For anyone interested in Jeju’s culture beyond scenery and food, the Haenyeo Museum is one of the highest-value, lowest-cost stops on the island — cheap, quick, well-curated for its size, and grounded in a real, still-living community rather than a purely historical reconstruction. It is not a full-day destination on its own, but as a 45-60 minute anchor for an east-coast cultural itinerary, it earns its place ahead of several more heavily marketed “museum” attractions elsewhere on Jeju.

Frequently asked questions about the Haenyeo Museum

How much does the Haenyeo Museum cost to enter?

Admission is nominal, around ₩1,100 for adults (roughly US$0.80), with discounts for children, students, and seniors — among the cheapest paid attractions on the island.

How long should I plan for a visit?

About 45-60 minutes for the main exhibition halls, longer if you linger at the outdoor viewing deck or walk down to the adjacent coastline, where diving may occasionally be visible.

Is signage in English?

Yes, most major exhibits have English translations alongside Korean, though some of the more detailed historical panels are Korean-only; a guided tour or the museum’s information desk can fill gaps if needed.

Can I see real haenyeo diving at the museum?

Not guaranteed — the museum sits near active diving villages, and there’s a chance of spotting divers from the outdoor deck or nearby coastline, but working dives happen on the divers’ own schedule, not the museum’s.

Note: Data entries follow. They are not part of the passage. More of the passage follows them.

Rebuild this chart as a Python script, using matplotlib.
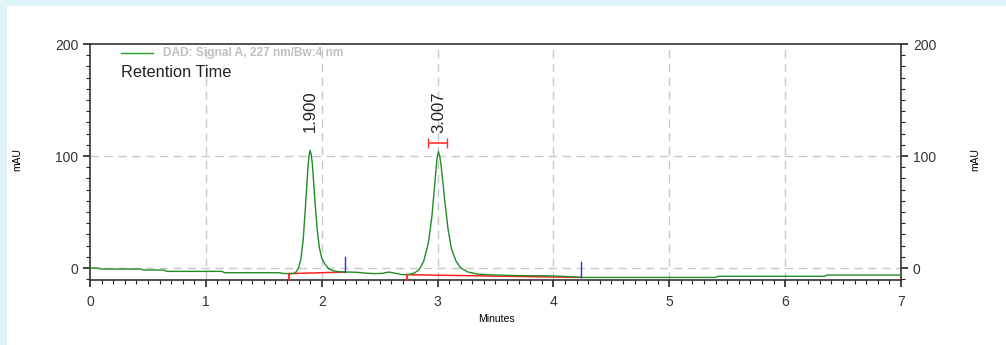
import matplotlib
matplotlib.use("Agg")
import matplotlib.pyplot as plt
from matplotlib.patches import Rectangle
from matplotlib.ticker import MultipleLocator

plt.rcParams['font.family'] = ['Liberation Sans', 'DejaVu Sans']

# chromatogram trace (minutes, mAU)
time = [0.0, 0.07, 0.09, 0.44, 0.46, 0.64, 0.66, 1.14, 1.16, 1.64, 1.66, 1.72,
        1.76, 1.78, 1.80, 1.82, 1.84, 1.86, 1.88, 1.89, 1.90, 1.91, 1.92, 1.94,
        1.96, 1.98, 2.00, 2.03, 2.06, 2.10, 2.15, 2.22, 2.30, 2.38, 2.45, 2.52,
        2.58, 2.64, 2.70, 2.76, 2.80, 2.84, 2.88, 2.92, 2.95, 2.98, 2.995, 3.007,
        3.02, 3.03, 3.06, 3.09, 3.12, 3.16, 3.20, 3.26, 3.35, 3.50, 3.70, 3.95,
        4.05, 4.25, 5.40, 5.42, 6.34, 6.36, 7.0]
signal = [0.0, 0.0, -0.9, -0.9, -1.8, -1.8, -3.0, -3.0, -4.2, -4.2, -4.8, -5.0,
          -4.8, -3.5, 0.0, 8.0, 25.0, 55.0, 88.0, 100.0, 105.0, 101.0, 92.0, 62.0,
          35.0, 18.0, 9.0, 3.0, -0.5, -2.5, -3.3, -3.6, -3.8, -4.6, -5.0, -4.8,
          -3.6, -4.8, -6.0, -5.6, -4.5, -1.5, 6.0, 22.0, 45.0, 80.0, 98.0, 104.0,
          99.0, 92.0, 62.0, 35.0, 17.0, 6.0, 0.0, -3.5, -5.5, -6.3, -6.8, -7.0,
          -7.3, -8.4, -8.4, -7.4, -7.4, -6.3, -6.3]

peak_rt = [1.900, 3.007]
peak_labels = ['1.900', '3.007']
label_y = [121, 120.5]

# integration baselines (start, end) and their mAU levels
base_t = [[1.72, 2.20], [2.74, 4.24]]
base_y = [[-5.0, -3.6], [-6.0, -8.4]]
end_marks = [2.20, 4.24]
end_tops = [10, 5.3]

fig = plt.figure(figsize=(10.06, 3.45), dpi=100, facecolor='#dff3fb')
fig.patches.append(Rectangle((7 / 1006, 0), 1, 1 - 6 / 345, transform=fig.transFigure,
                             facecolor='white', edgecolor='none', zorder=-5))

ax = fig.add_axes([90 / 1006, 1 - 280 / 345, 811 / 1006, 236 / 345])
ax.set_zorder(2)
ax.set_xlim(0, 7)
ax.set_ylim(-10.7, 200)

for x in range(1, 7):
    ax.axvline(x, color='#c8c8c8', lw=1, ls=(0, (6, 4)), zorder=1)
for y in [0, 100]:
    ax.axhline(y, color='#c8c8c8', lw=1, ls=(0, (6, 4)), zorder=1)

ax.plot(time, signal, color='#228b22', lw=1, zorder=3)

for bt, by in zip(base_t, base_y):
    ax.plot(bt, by, color='#ff2020', lw=1.1, zorder=2)
    ax.plot([bt[0], bt[0]], [by[0], -10.7], color='#ff2020', lw=1.3, zorder=4, clip_on=False)
for xm, top, by in zip(end_marks, end_tops, base_y):
    ax.plot([xm, xm], [by[1], top], color='#2030ff', lw=1, zorder=4)

# red marker over second peak
ax.errorbar([3.0], [112], xerr=[[0.08], [0.08]], fmt='none', ecolor='#ff3030',
            elinewidth=1.2, capsize=3.5)

for rt, lab, ly in zip(peak_rt, peak_labels, label_y):
    ax.text(rt, ly, lab, rotation=90, ha='center', va='bottom', fontsize=12, color='#222222')

ax.plot([0.038, 0.078], [0.962, 0.962], color='#22a022', lw=1, transform=ax.transAxes)
ax.text(0.09, 0.962, 'DAD: Signal A, 227 nm/Bw:4 nm', transform=ax.transAxes,
        fontsize=8.6, fontweight='bold', color='#c0c0c0', va='center')
ax.text(0.038, 0.878, 'Retention Time', transform=ax.transAxes,
        fontsize=11.8, color='#222222', va='center')

ax.set_yticks([0, 100, 200])
ax.yaxis.set_minor_locator(MultipleLocator(10))
ax.xaxis.set_major_locator(MultipleLocator(1))
ax.xaxis.set_minor_locator(MultipleLocator(0.1))
ax.tick_params(which='both', direction='out', colors='#222222', labelcolor='#333333',
               labelsize=10, right=True, labelright=True)
ax.tick_params(which='major', length=5, width=1.2)
ax.tick_params(which='minor', length=3, width=0.8)
ax.tick_params(axis='x', pad=6)
for s in ax.spines.values():
    s.set_color('#333333')
    s.set_linewidth(1.2)

fig.text(17 / 1006, 1 - 160 / 345, 'mAU', rotation=90, ha='center', va='center', fontsize=7.5)
fig.text(975 / 1006, 1 - 160 / 345, 'mAU', rotation=90, ha='center', va='center', fontsize=7.5)
fig.text(496 / 1006, 1 - 319 / 345, 'Minutes', ha='center', va='center', fontsize=7.5)

fig.savefig('out.png', dpi=100, facecolor=fig.get_facecolor())
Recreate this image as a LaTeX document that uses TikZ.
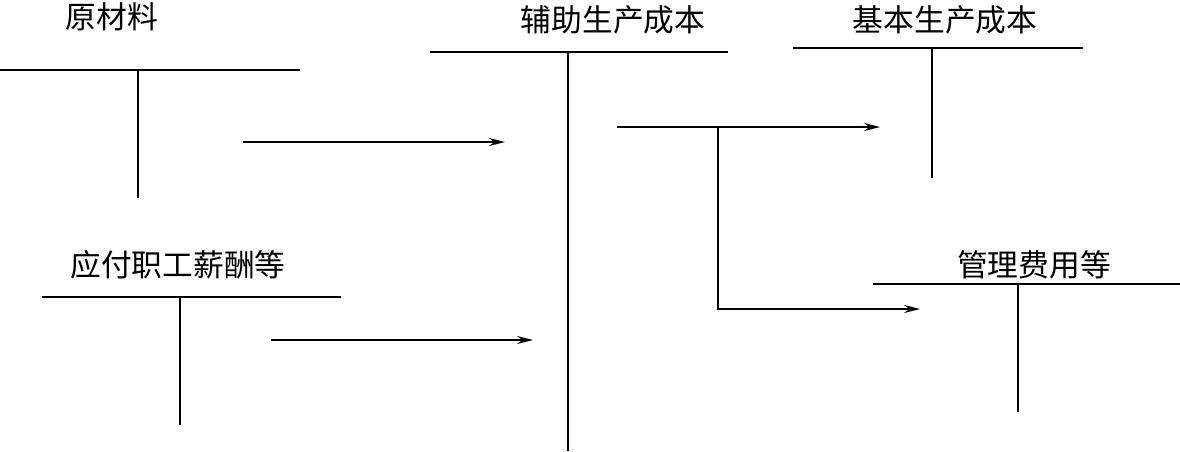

Is the museum suitable for children?

Yes, reasonably — exhibits include large-scale dioramas, real diving equipment, and video displays that hold younger visitors’ attention better than a text-heavy museum would.

How do I get to the Haenyeo Museum without a car?

Public buses run from Jeju City toward Gujwa and Hado, but service is infrequent; a rental car or taxi from Jeju City (roughly 30-40 minutes) or Seongsan is the more time-efficient option.